Queda en claro que hay dos caminos. Uno respetuoso de las instituciones, las que posibilitan una convivencia civilizada; el otro cifrado en la mera voluntad, casi en el capricho. Sin medir las consecuencias.

 

Se discurre mucho acerca de cuándo se jodió la Argentina, parafraseándolo al Vargas Llosa de “Conversación en la Catedral”. Algunos hablan del 30, otros del 43, de 1966 o de 1974. Lo real es que, cualquiera sea ese punto de partida, el peronismo tiene una alta responsabilidad en cuanto a nuestra mala situación. No sólo por lo sustentado por Tulio Halperín Donghi, uno de los apaleados en la noche de los bastones largos, y en consecuencia exiliado hasta su muerte. La tesis de Halperín Donghi en su libro “La larga agonía de la Argentina peronista”, es que el peronismo significó una revolución social sin sustento económico. Está claro que no llegó a ver de qué modo los dirigentes sindicales y políticos de tal movimiento conformaron, a fuerza de enriquecimientos ilícitos, una nueva oligarquía.

 

Pero también otro libro, clásico ya como el anterior, vincula el respeto a las instituciones con la buena o mala marcha económica de un país. Su título: “Por qué fracasan los países”. Sus autores, Acemoglu y Robinson.
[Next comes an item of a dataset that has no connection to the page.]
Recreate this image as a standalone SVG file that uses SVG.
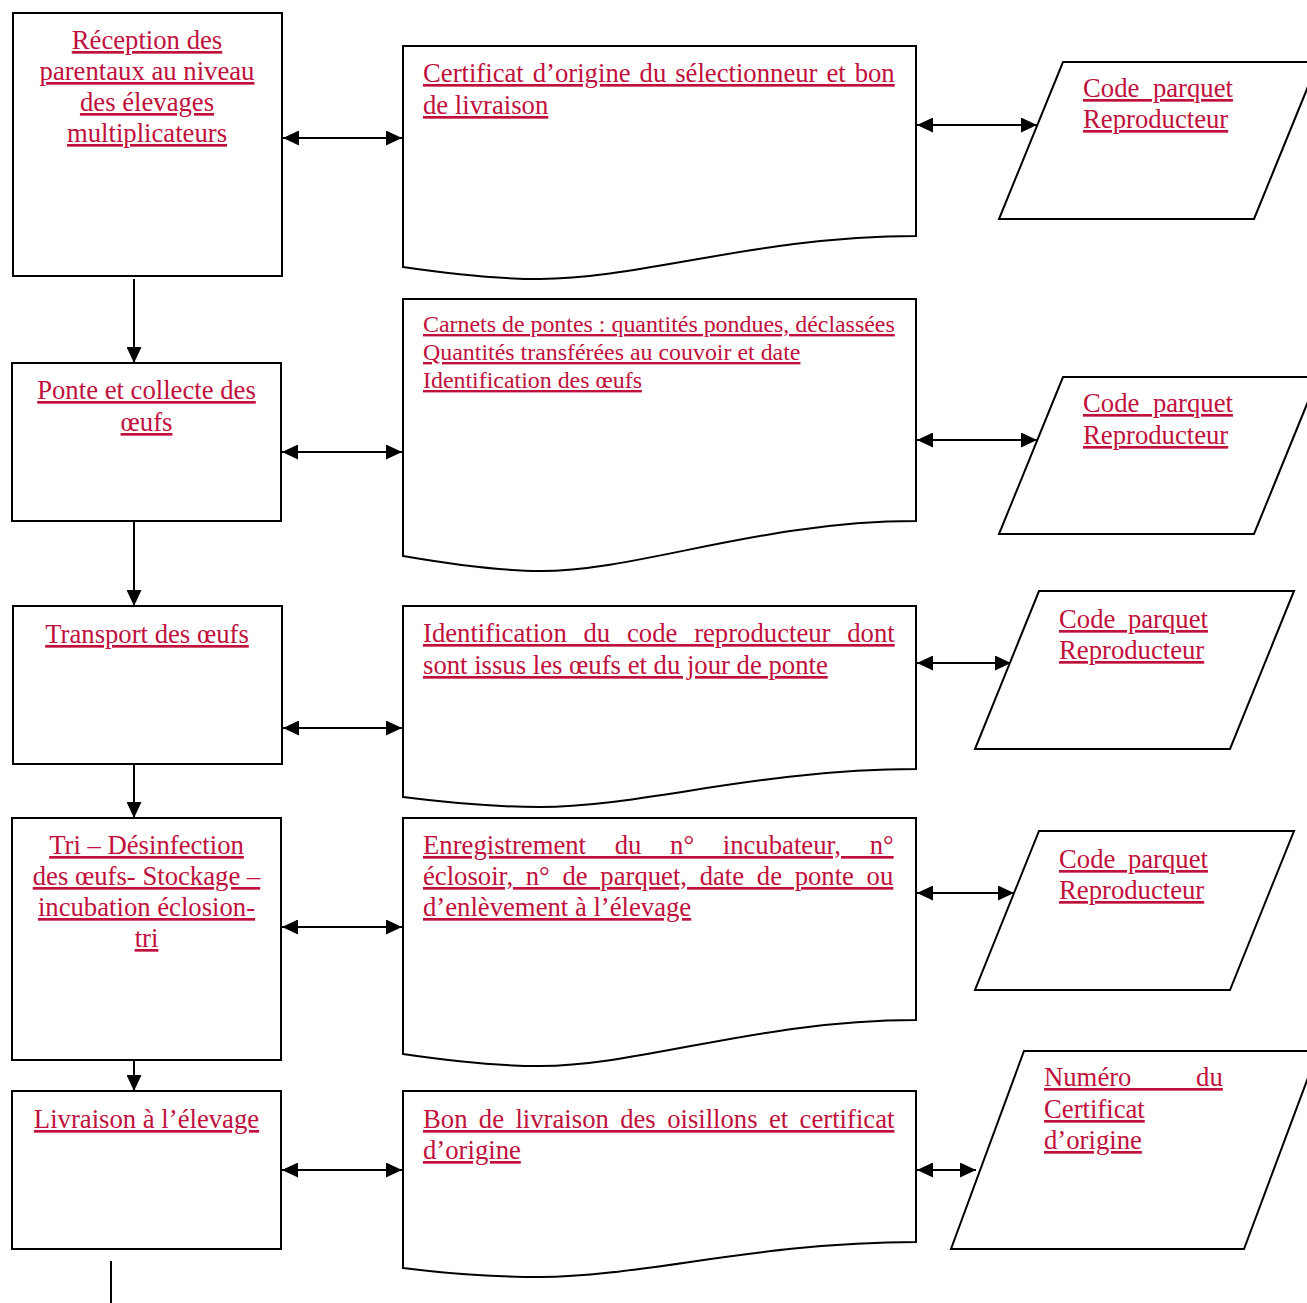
<svg xmlns="http://www.w3.org/2000/svg" width="1307" height="1303" viewBox="0 0 1307 1303">
<style>
.s{fill:#fff;stroke:#000;stroke-width:2}
.c{fill:none;stroke:#000;stroke-width:2}
text{font-family:"Liberation Serif","Times New Roman",serif;fill:#C0103C;text-decoration:underline}
.L{font-size:26.7px}
.S{font-size:23.9px}
.m{text-anchor:middle}
</style>
<defs>
<marker id="ah" markerUnits="userSpaceOnUse" markerWidth="16" markerHeight="15" refX="16" refY="7.5" orient="auto-start-reverse">
<path d="M0,0 L16,7.5 L0,15 Z" fill="#000"/>
</marker>
</defs>
<rect width="1307" height="1303" fill="#fff"/>

<g id="connectors">
<line class="c" x1="134" y1="279" x2="134" y2="363" marker-end="url(#ah)"/>
<line class="c" x1="134" y1="521" x2="134" y2="606" marker-end="url(#ah)"/>
<line class="c" x1="134" y1="764" x2="134" y2="818" marker-end="url(#ah)"/>
<line class="c" x1="134" y1="1060" x2="134" y2="1091" marker-end="url(#ah)"/>
<line class="c" x1="111" y1="1261" x2="111" y2="1303"/>
<line class="c" x1="283" y1="138" x2="402" y2="138" marker-start="url(#ah)" marker-end="url(#ah)"/>
<line class="c" x1="282" y1="452" x2="402" y2="452" marker-start="url(#ah)" marker-end="url(#ah)"/>
<line class="c" x1="283" y1="728" x2="402" y2="728" marker-start="url(#ah)" marker-end="url(#ah)"/>
<line class="c" x1="282" y1="927" x2="402" y2="927" marker-start="url(#ah)" marker-end="url(#ah)"/>
<line class="c" x1="282" y1="1170" x2="402" y2="1170" marker-start="url(#ah)" marker-end="url(#ah)"/>
<line class="c" x1="917" y1="125" x2="1037" y2="125" marker-start="url(#ah)" marker-end="url(#ah)"/>
<line class="c" x1="917" y1="440" x2="1037" y2="440" marker-start="url(#ah)" marker-end="url(#ah)"/>
<line class="c" x1="917" y1="663" x2="1011" y2="663" marker-start="url(#ah)" marker-end="url(#ah)"/>
<line class="c" x1="917" y1="893" x2="1014" y2="893" marker-start="url(#ah)" marker-end="url(#ah)"/>
<line class="c" x1="917" y1="1170" x2="976" y2="1170" marker-start="url(#ah)" marker-end="url(#ah)"/>
</g>

<g id="step1">
<rect class="s" x="13" y="13" width="269" height="263"/>
<text class="L m" x="147" y="49">Réception des</text>
<text class="L m" x="147" y="80">parentaux au niveau</text>
<text class="L m" x="147" y="111">des élevages</text>
<text class="L m" x="147" y="142">multiplicateurs</text>
</g>
<g id="step2">
<rect class="s" x="12" y="363" width="269" height="158"/>
<text class="L m" x="146.5" y="399">Ponte et collecte des</text>
<text class="L m" x="146.5" y="431">œufs</text>
</g>
<g id="step3">
<rect class="s" x="13" y="606" width="269" height="158"/>
<text class="L m" x="147" y="643">Transport des œufs</text>
</g>
<g id="step4">
<rect class="s" x="12" y="818" width="269" height="242"/>
<text class="L m" x="146.5" y="854">Tri – Désinfection</text>
<text class="L m" x="146.5" y="885">des œufs- Stockage –</text>
<text class="L m" x="146.5" y="916">incubation éclosion-</text>
<text class="L m" x="146.5" y="947">tri</text>
</g>
<g id="step5">
<rect class="s" x="12" y="1091" width="269" height="158"/>
<text class="L m" x="146.5" y="1128">Livraison à l’élevage</text>
</g>

<g id="doc1">
<path class="s" d="M403,46 H916 V236 C760,236 640,279 540,279 C500,279 450,274 403,267 Z"/>
<text class="L" x="423" y="82" word-spacing="2.3">Certificat d’origine du sélectionneur et bon</text>
<text class="L" x="423" y="114">de livraison</text>
</g>
<g id="doc2">
<path class="s" d="M403,299 H916 V521 C760,521 640,571 540,571 C500,571 450,564 403,556 Z"/>
<text class="S" x="423" y="332">Carnets de pontes : quantités pondues, déclassées</text>
<text class="S" x="423" y="360">Quantités transférées au couvoir et date</text>
<text class="S" x="423" y="388">Identification des œufs</text>
</g>
<g id="doc3">
<path class="s" d="M403,606 H916 V769 C760,769 640,807 540,807 C500,807 450,803 403,797 Z"/>
<text class="L" x="423" y="642" word-spacing="10.1">Identification du code reproducteur dont</text>
<text class="L" x="423" y="674">sont issus les œufs et du jour de ponte</text>
</g>
<g id="doc4">
<path class="s" d="M403,818 H916 V1020 C760,1020 640,1066 540,1066 C500,1066 450,1061 403,1054 Z"/>
<text class="L" x="423" y="854" word-spacing="22">Enregistrement du n° incubateur, n°</text>
<text class="L" x="423" y="885" word-spacing="6">éclosoir, n° de parquet, date de ponte ou</text>
<text class="L" x="423" y="916">d’enlèvement à l’élevage</text>
</g>
<g id="doc5">
<path class="s" d="M403,1091 H916 V1242 C760,1242 640,1277 540,1277 C500,1277 450,1274 403,1268 Z"/>
<text class="L" x="423" y="1128" word-spacing="4.7">Bon de livraison des oisillons et certificat</text>
<text class="L" x="423" y="1159">d’origine</text>
</g>

<g id="data1">
<polygon class="s" points="1063,62 1318,62 1254,219 999,219"/>
<text class="L" x="1083" y="97" word-spacing="6.9">Code parquet</text>
<text class="L" x="1083" y="128">Reproducteur</text>
</g>
<g id="data2">
<polygon class="s" points="1063,377 1318,377 1254,534 999,534"/>
<text class="L" x="1083" y="412" word-spacing="6.9">Code parquet</text>
<text class="L" x="1083" y="444">Reproducteur</text>
</g>
<g id="data3">
<polygon class="s" points="1039,591 1294,591 1230,749 975,749"/>
<text class="L" x="1059" y="628" word-spacing="5.9">Code parquet</text>
<text class="L" x="1059" y="659">Reproducteur</text>
</g>
<g id="data4">
<polygon class="s" points="1039,831 1294,831 1230,990 975,990"/>
<text class="L" x="1059" y="868" word-spacing="5.9">Code parquet</text>
<text class="L" x="1059" y="899">Reproducteur</text>
</g>
<g id="data5">
<polygon class="s" points="1024,1051 1318,1051 1244,1249 951,1249"/>
<text class="L" x="1044" y="1086" word-spacing="58">Numéro du</text>
<text class="L" x="1044" y="1118">Certificat</text>
<text class="L" x="1044" y="1149">d’origine</text>
</g>
</svg>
Catedráticos, como el presidente, pero norteamericanos.

 

Por esa misma responsabilidad es que el peronismo debe mirarse al espejo y renunciar, de una buena vez, al zarandeo a que nos condena de tanto en tanto. Nada en la Nación es más importante que la Nación misma, decía el presidente Nicolás Avellaneda. Mucho menos, unos imputados por hechos ilícitos que pretenden, a fuerza de relato, acomodar las cosas como para tener una propia Corte a medida.